* **Stored data**
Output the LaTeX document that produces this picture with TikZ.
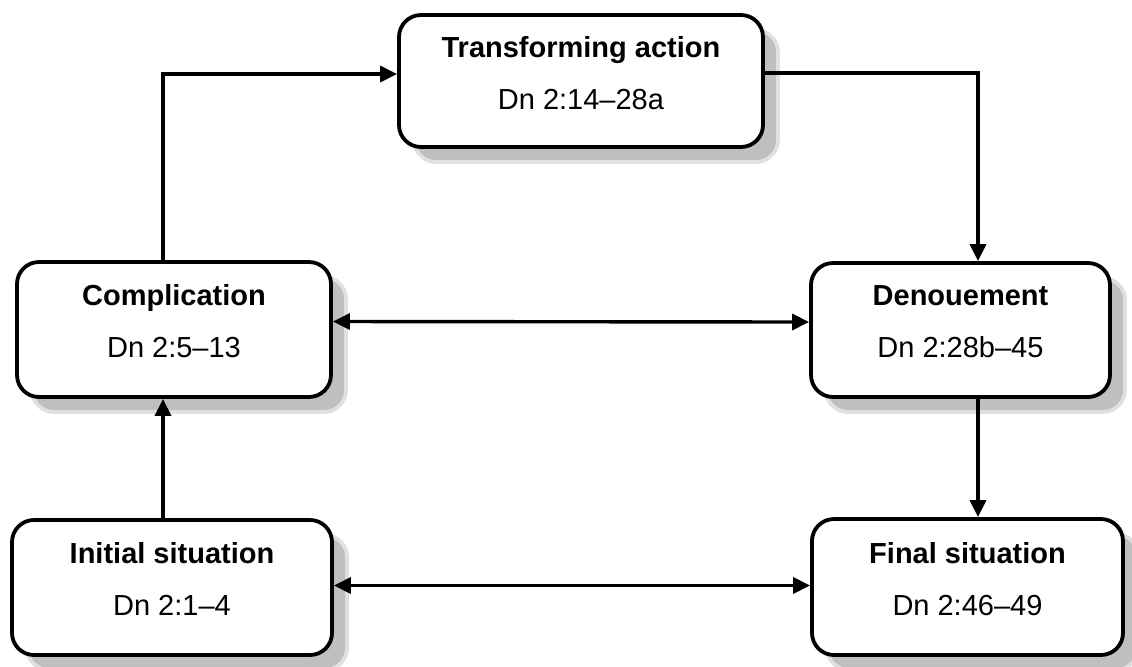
\documentclass[tikz,border=0pt]{standalone}
\usepackage{fontspec}
\setmainfont{Liberation Sans}
\usetikzlibrary{arrows.meta,shadows}

\newcommand{\stagetext}[2]{\textbf{#1}\\#2\rule[-8.5pt]{0pt}{8.5pt}}

\begin{document}
\begin{tikzpicture}[x=0.5pt,y=-0.5pt,
   stage/.style={draw,line width=1.9pt,rounded corners=11pt,fill=white,align=center,
      font=\fontsize{14.5}{26}\selectfont,
      drop shadow={shadow xshift=7.5pt,shadow yshift=-7.5pt,fill=black!25,draw=black!12,opacity=1}},
   flow/.style={line width=1.7pt,-{Triangle[length=8.5pt,width=8pt]}},
   both/.style={line width=1.7pt,{Triangle[length=8.5pt,width=8pt]}-{Triangle[length=8.5pt,width=8pt]}}]
\useasboundingbox (0,0) rectangle (1132,666);
% the five stages
\node[stage,minimum width=182pt,minimum height=66pt] (trans) at (581,81) {\stagetext{Transforming action}{Dn 2:14--28a}};
\node[stage,minimum width=157pt,minimum height=67.5pt] (comp) at (174,329.5) {\stagetext{Complication}{Dn 2:5--13}};
\node[stage,minimum width=149.5pt,minimum height=67pt] (denou) at (960.5,330) {\stagetext{Denouement}{Dn 2:28b--45}};
\node[stage,minimum width=160pt,minimum height=67.5pt] (init) at (172,587.5) {\stagetext{Initial situation}{Dn 2:1--4}};
\node[stage,minimum width=155.5pt,minimum height=68pt] (final) at (967.5,587) {\stagetext{Final situation}{Dn 2:46--49}};
% connectors
\draw[flow] ([xshift=-5.5pt]comp.north) |- ([yshift=3.5pt]trans.west);
\draw[flow] ([yshift=4pt]trans.east) -| ([xshift=8.75pt]denou.north);
\draw[flow] ([xshift=8.75pt]denou.south) -- ([xshift=8.75pt]denou.south |- final.north);
\draw[flow] ([xshift=-4.5pt]init.north) -- ([xshift=-4.5pt]init.north |- comp.south);
\draw[both] ([yshift=4pt]comp.east) -- ([yshift=4pt]denou.west);
\draw[both] ([yshift=1pt]init.east) -- ([yshift=1pt]init.east -| final.west);
\end{tikzpicture}
\end{document}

* **Description of the task**
Repeat the listing in full and exactly. Leave any pictures out.

* **Output below**
Output the LaTeX document that produces this picture with TikZ.
\documentclass[tikz,border=0pt]{standalone}
\usepackage{fontspec}
\setmainfont{Liberation Sans}
\usetikzlibrary{arrows.meta,shadows}

\newcommand{\stagetext}[2]{\textbf{#1}\\#2\rule[-8.5pt]{0pt}{8.5pt}}

\begin{document}
\begin{tikzpicture}[x=0.5pt,y=-0.5pt,
   stage/.style={draw,line width=1.9pt,rounded corners=11pt,fill=white,align=center,
      font=\fontsize{14.5}{26}\selectfont,
      drop shadow={shadow xshift=7.5pt,shadow yshift=-7.5pt,fill=black!25,draw=black!12,opacity=1}},
   flow/.style={line width=1.7pt,-{Triangle[length=8.5pt,width=8pt]}},
   both/.style={line width=1.7pt,{Triangle[length=8.5pt,width=8pt]}-{Triangle[length=8.5pt,width=8pt]}}]
\useasboundingbox (0,0) rectangle (1132,666);
% the five stages
\node[stage,minimum width=182pt,minimum height=66pt] (trans) at (581,81) {\stagetext{Transforming action}{Dn 2:14--28a}};
\node[stage,minimum width=157pt,minimum height=67.5pt] (comp) at (174,329.5) {\stagetext{Complication}{Dn 2:5--13}};
\node[stage,minimum width=149.5pt,minimum height=67pt] (denou) at (960.5,330) {\stagetext{Denouement}{Dn 2:28b--45}};
\node[stage,minimum width=160pt,minimum height=67.5pt] (init) at (172,587.5) {\stagetext{Initial situation}{Dn 2:1--4}};
\node[stage,minimum width=155.5pt,minimum height=68pt] (final) at (967.5,587) {\stagetext{Final situation}{Dn 2:46--49}};
% connectors
\draw[flow] ([xshift=-5.5pt]comp.north) |- ([yshift=3.5pt]trans.west);
\draw[flow] ([yshift=4pt]trans.east) -| ([xshift=8.75pt]denou.north);
\draw[flow] ([xshift=8.75pt]denou.south) -- ([xshift=8.75pt]denou.south |- final.north);
\draw[flow] ([xshift=-4.5pt]init.north) -- ([xshift=-4.5pt]init.north |- comp.south);
\draw[both] ([yshift=4pt]comp.east) -- ([yshift=4pt]denou.west);
\draw[both] ([yshift=1pt]init.east) -- ([yshift=1pt]init.east -| final.west);
\end{tikzpicture}
\end{document}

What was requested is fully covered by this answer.